前者の「人の企みが関わるそれ」は、ただただ恐ろしい、または悲しいだけだ。
(だからできればひたすら避けたい。)

しかし、後者「自然の成り行きによる」その「おそろしい」「かなしい」には、何て言うか、
単なる恐怖、悲哀だけとは違って、
どこかそこに「畏敬」が含まれてくるというか。


自分の中に既にある感覚と響き合ってしまう部分もあるような、極端に言えば、自分の中に予め純然と存在するものと共鳴する「何か」との、その親和性を、そこに感じられたりもしてしまう気がするのだ。――が、それと同時に、その「何か」とは、親和性を感じられようとも絶対、自らの企みから混ぜようとしてしまってはいけない「何か」でもあり。
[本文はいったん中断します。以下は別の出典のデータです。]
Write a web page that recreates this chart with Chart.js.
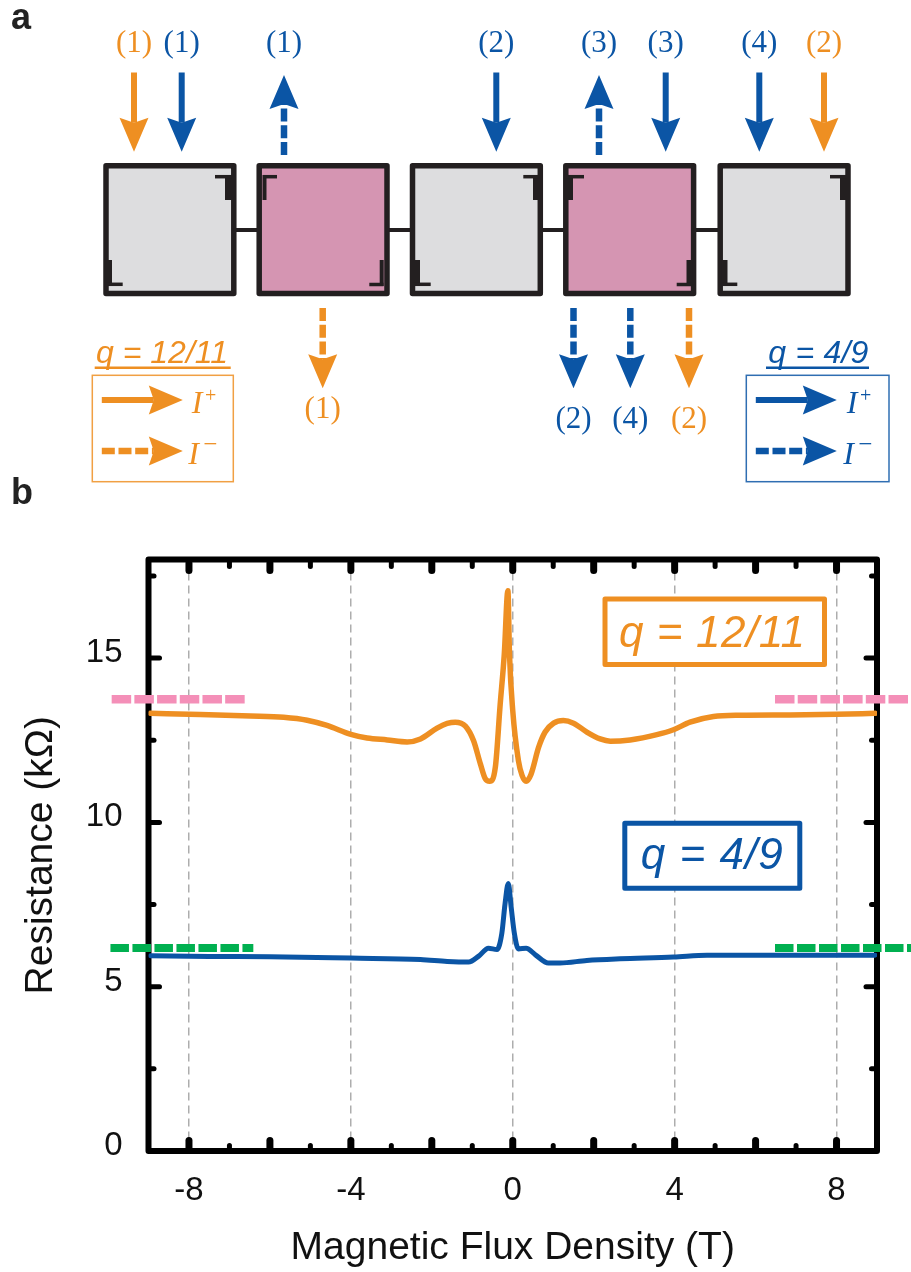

――それなのに、その「何か」に、心がどうしてもどうしようもなく、微かに惹かれ続けてしまうような、どこか「余韻に似たもの」が含まれていたりもして。――それは「おそろしい」あるいは「かなしい」であるにもかかわらず、ということである。
いや、その「どうしても惹かれる」そのこと自体が、「おそろしい」と「かなしい」の要素には含まれている、とでも言えばいいのか。
(「こわい話」や「かなしい歌」が人々に好まれるのはそのせいなのか?)


そういえば、「人為的」でさえなければ、「おそろしい」にも「かなしい」にも――例えばそれが天災であっても、疫病ですらも、――「怒り」は、自分の場合はあまり湧いてこないんだよなあ。(注:あくまでこれは「個人的な感覚としては」の話だが。)
つまり、逆に言うと、「人為的なおそろしい」や「人為的なかなしい」には、人に対する「怒り」も必ずと言っていいほどついてまわってくるので、とにかく近づきたくないのである。――うん、それは一言で言うと「忌避」だと思う。つまりそれらは私にとって「忌み嫌う」対象である。

「人に対する憎悪」が自分の中に発生するのが、自分にとって、最も嫌なことなのかもしれない。

とにかく、いかなる理由が介在しようとも、そういう対象については、触れたくないし、見たくもないし、できるだけ逃げたいと思っているようである。

これからも、そういう種類の「おそろしい」「かなしい」は、察知でき次第、つかまえられないように、逃げ出す。
少なくとも自ら、(物理的には免れないことでも)「心だけは」遠ざけようとは思っている。